CHP Giresun Kadın Kolları İl Başkanı Fatma Demiroğlu, müftülüklere verilen evlendirme yetkisine tepki gösterdi. Demiroğlu “Kadınlar her gün öldürülüyor iken, her gün tacize, tecavüze, şiddete uğruyor iken, yoksulluk içinde iken, çalışma hakları ellerinden alınıyor iken, özgürlükleri gasp ediliyor iken tek sorunumuz, evlenme akdinin müftü aracılığıyla çözüme kavuşturulması mıdır?” diye sordu.
Fatma Demiroğlu, şu açıklamalarda bulundu: “Kadınlar her gün öldürülüyor iken, her gün tacize, tecavüze, şiddete uğruyor iken, yoksulluk içinde iken, çalışma hakları ellerinden alınıyor iken, özgürlükleri gasp ediliyor iken tek sorunumuz, evlenme akdinin müftü aracılığıyla çözüme kavuşturulması mıdır?
“MEDENİ KANUNUN KADINLARA VERDİĞİ HAKLARDAN NEDEN RAHATSIZ OLUYORSUNUZ”
Mevcut şartlarda, Türkiye’de evlendirme memuru sayısında bir sorun yoktur. Buna rağmen müftülüklere de bu yetkinin verilmesi sosyal hayata dini tahakkümün dayatılması içindir.

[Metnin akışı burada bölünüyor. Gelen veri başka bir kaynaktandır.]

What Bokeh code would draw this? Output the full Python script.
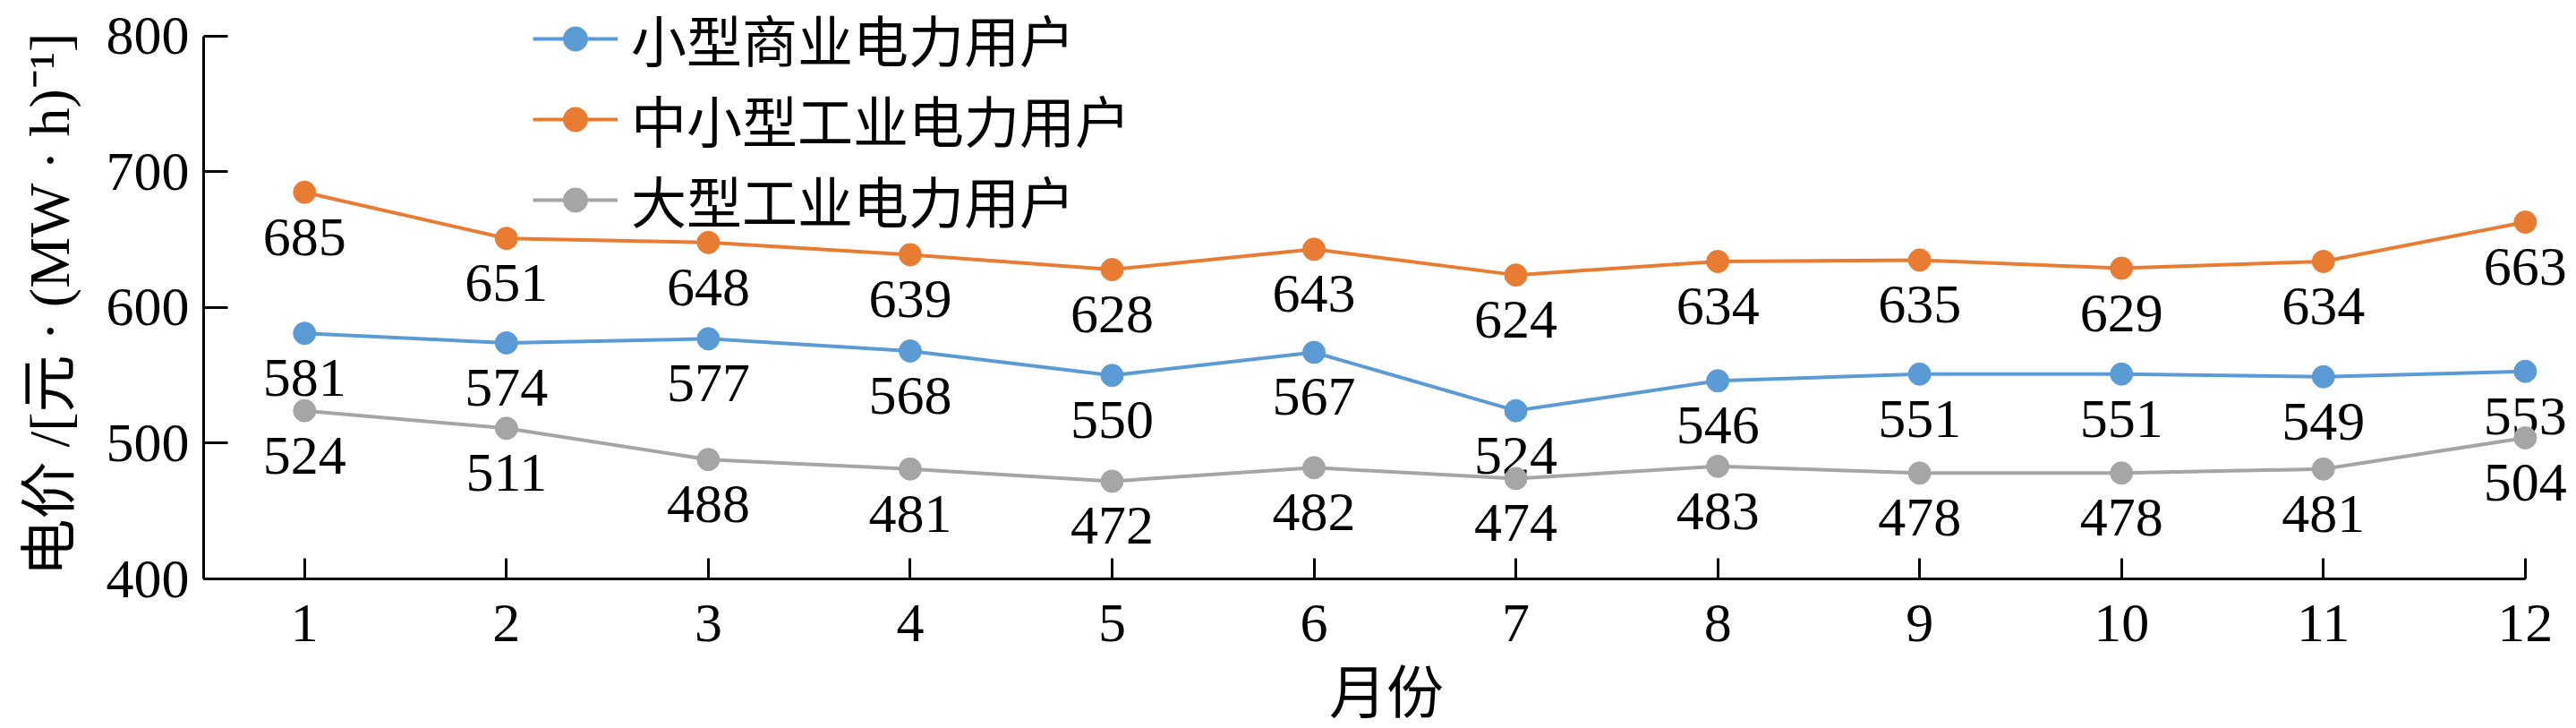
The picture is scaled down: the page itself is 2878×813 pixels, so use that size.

Türkiye’de çocuk istismarlarının ve tecavüzlerin büyük çoğunluğunun dini nikah kisvesi altında yapıldığı düşünüldüğünde bu tasarının nasıl bir gaflet olduğu daha rahat görülecektir.
12 yaşında imam nikahına, 6 yıl sonra imamın kıydığı resmi nikaha, çocuk gelinlere izin vermeyeceğiz. Müftülük kurumu İslam ile özdeştir. Resmi nikahın müftülerce kıyılabilmesinin önünün açılması Türkiye’deki aile yapısına dini bir dayatmadır. Bu topraklar dinine sahip çıkan, geleneklerine ve göreneklerine bağlı olan insanların evidir. Bu insanların yüzde 90’dan fazlası zaten Müslümandır. Ancak Türkiye Cumhuriyeti bir hukuk devletidir. Hukuk devleti olmakla, kadınlar evlenirken Medeni Kanunla hakları güvence altına alınmıştır.
Evlilik akdinin müftülerce yapılmasının önünün açılması din ve devlet işlerinin birbirine karıştırılmasıdır. Bu da laiklik ilkesine aykırıdır. Ancak endişe ile görüyoruz ki; iktidar bu ve bunun gibi uygulamalarla laik düzeni yavaş yavaş ve sinsice yok etmeye çalışmaktadır. Bir arada yaşamamızı sağlayan laikliğe açılan her gedik, toplumsal kutuplaşmayı derinleştirecektir. Bugün daha net görüyoruz ki siyasi iktidarın son yıllarda dava dediği şey laik düzenin yıkılması davasından başka bir şey değildir.
Türkiye’de kadınların sosyal statüsü 1926 Medeni Kanunu ile resmen tanımlanmıştır. Bizlere düşen, bu Medeni Kanunu daha ileriye taşımaktır. Biz Atatürk devrimlerinin uygulayıcısı kadınlar olarak, kadını toplumdan dışlayan her tür uygulamanın karşısında olduğumuzu ve mücadelemize devam edeceğimizi bir kez daha duyuruyoruz. Bu düzenlemeyi derhal geri çekin. Yaşasın tam bağımsız, laik, sosyal hukuk devleti, yaşasın kadınlar, yaşasın hak, hukuk, adalet.”